** Start Stored data **

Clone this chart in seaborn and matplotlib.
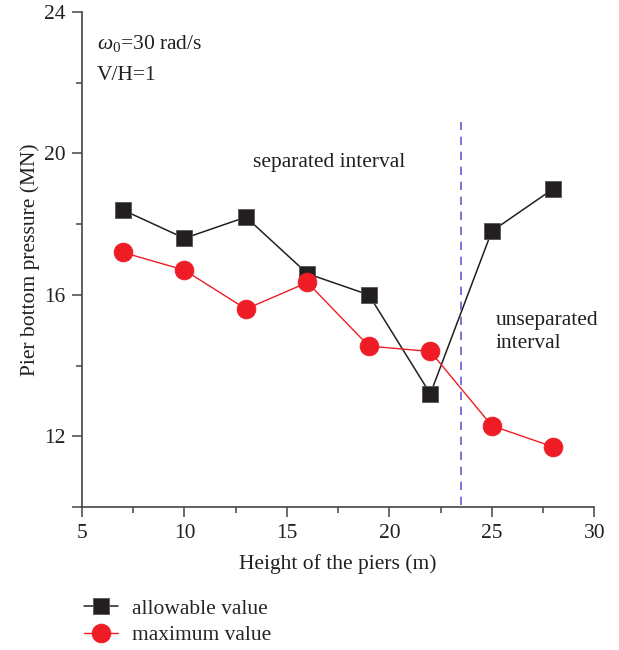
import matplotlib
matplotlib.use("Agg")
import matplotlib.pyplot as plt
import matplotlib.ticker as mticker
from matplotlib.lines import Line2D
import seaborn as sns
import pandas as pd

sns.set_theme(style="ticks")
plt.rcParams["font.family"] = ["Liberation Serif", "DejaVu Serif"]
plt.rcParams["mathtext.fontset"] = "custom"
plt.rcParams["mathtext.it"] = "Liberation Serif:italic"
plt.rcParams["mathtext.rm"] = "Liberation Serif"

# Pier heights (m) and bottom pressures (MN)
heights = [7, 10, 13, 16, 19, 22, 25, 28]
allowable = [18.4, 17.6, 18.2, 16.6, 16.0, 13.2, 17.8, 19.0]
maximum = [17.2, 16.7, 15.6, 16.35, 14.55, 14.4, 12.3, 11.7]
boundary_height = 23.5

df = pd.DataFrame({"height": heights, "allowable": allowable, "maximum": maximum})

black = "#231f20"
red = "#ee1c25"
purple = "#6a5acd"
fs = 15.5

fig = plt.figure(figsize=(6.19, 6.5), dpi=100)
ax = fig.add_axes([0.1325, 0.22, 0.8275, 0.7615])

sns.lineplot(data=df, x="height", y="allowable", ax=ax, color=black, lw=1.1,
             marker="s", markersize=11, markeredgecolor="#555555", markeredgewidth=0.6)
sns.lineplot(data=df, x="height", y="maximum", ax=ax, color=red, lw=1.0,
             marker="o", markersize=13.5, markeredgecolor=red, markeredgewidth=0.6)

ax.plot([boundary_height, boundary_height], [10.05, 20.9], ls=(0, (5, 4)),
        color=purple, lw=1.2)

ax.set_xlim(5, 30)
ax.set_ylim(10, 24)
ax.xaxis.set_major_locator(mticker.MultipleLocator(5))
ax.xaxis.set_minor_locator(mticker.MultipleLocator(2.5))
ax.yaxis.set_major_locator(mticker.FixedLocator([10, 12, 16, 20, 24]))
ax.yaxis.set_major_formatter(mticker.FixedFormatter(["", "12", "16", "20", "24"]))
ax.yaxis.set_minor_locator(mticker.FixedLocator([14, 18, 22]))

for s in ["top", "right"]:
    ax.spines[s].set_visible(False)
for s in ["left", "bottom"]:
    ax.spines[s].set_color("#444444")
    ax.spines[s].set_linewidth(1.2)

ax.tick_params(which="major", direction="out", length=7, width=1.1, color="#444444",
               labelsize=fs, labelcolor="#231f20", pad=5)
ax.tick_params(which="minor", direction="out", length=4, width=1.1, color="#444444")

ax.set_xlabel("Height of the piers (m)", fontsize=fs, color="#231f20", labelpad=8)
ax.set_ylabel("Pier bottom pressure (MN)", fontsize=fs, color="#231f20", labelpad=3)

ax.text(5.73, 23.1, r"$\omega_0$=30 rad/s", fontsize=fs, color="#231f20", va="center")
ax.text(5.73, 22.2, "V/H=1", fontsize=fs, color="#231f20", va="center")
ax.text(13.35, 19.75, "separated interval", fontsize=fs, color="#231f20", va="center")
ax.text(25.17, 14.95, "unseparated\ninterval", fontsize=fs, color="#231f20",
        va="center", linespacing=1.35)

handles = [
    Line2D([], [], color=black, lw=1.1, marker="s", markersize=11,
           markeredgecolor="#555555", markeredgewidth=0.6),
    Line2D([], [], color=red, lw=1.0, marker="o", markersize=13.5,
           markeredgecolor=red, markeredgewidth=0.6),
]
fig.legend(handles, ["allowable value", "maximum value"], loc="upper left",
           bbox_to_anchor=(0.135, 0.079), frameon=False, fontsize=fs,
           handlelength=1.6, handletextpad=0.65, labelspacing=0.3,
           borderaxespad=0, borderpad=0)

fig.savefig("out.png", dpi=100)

** End Stored data **
** Start Stored data **

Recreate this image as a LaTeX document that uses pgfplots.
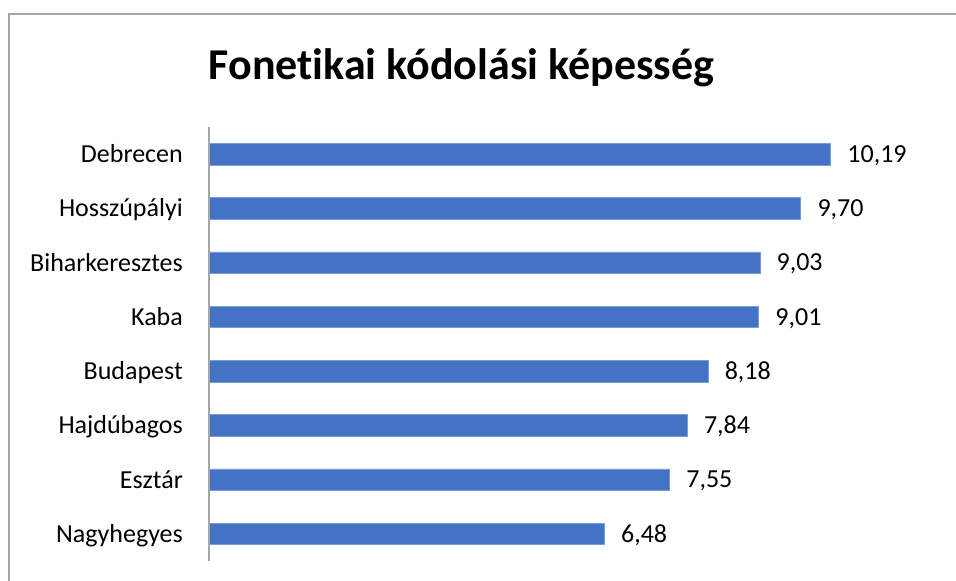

** End Stored data **

Leave out the pictures and give again exactly the lines from the one with "Clone this chart in seaborn and matplotlib." through the one with "color=purple, lw=1.2)", and no others.

◆ Response
Clone this chart in seaborn and matplotlib.
import matplotlib
matplotlib.use("Agg")
import matplotlib.pyplot as plt
import matplotlib.ticker as mticker
from matplotlib.lines import Line2D
import seaborn as sns
import pandas as pd

sns.set_theme(style="ticks")
plt.rcParams["font.family"] = ["Liberation Serif", "DejaVu Serif"]
plt.rcParams["mathtext.fontset"] = "custom"
plt.rcParams["mathtext.it"] = "Liberation Serif:italic"
plt.rcParams["mathtext.rm"] = "Liberation Serif"

# Pier heights (m) and bottom pressures (MN)
heights = [7, 10, 13, 16, 19, 22, 25, 28]
allowable = [18.4, 17.6, 18.2, 16.6, 16.0, 13.2, 17.8, 19.0]
maximum = [17.2, 16.7, 15.6, 16.35, 14.55, 14.4, 12.3, 11.7]
boundary_height = 23.5

df = pd.DataFrame({"height": heights, "allowable": allowable, "maximum": maximum})

black = "#231f20"
red = "#ee1c25"
purple = "#6a5acd"
fs = 15.5

fig = plt.figure(figsize=(6.19, 6.5), dpi=100)
ax = fig.add_axes([0.1325, 0.22, 0.8275, 0.7615])

sns.lineplot(data=df, x="height", y="allowable", ax=ax, color=black, lw=1.1,
             marker="s", markersize=11, markeredgecolor="#555555", markeredgewidth=0.6)
sns.lineplot(data=df, x="height", y="maximum", ax=ax, color=red, lw=1.0,
             marker="o", markersize=13.5, markeredgecolor=red, markeredgewidth=0.6)

ax.plot([boundary_height, boundary_height], [10.05, 20.9], ls=(0, (5, 4)),
        color=purple, lw=1.2)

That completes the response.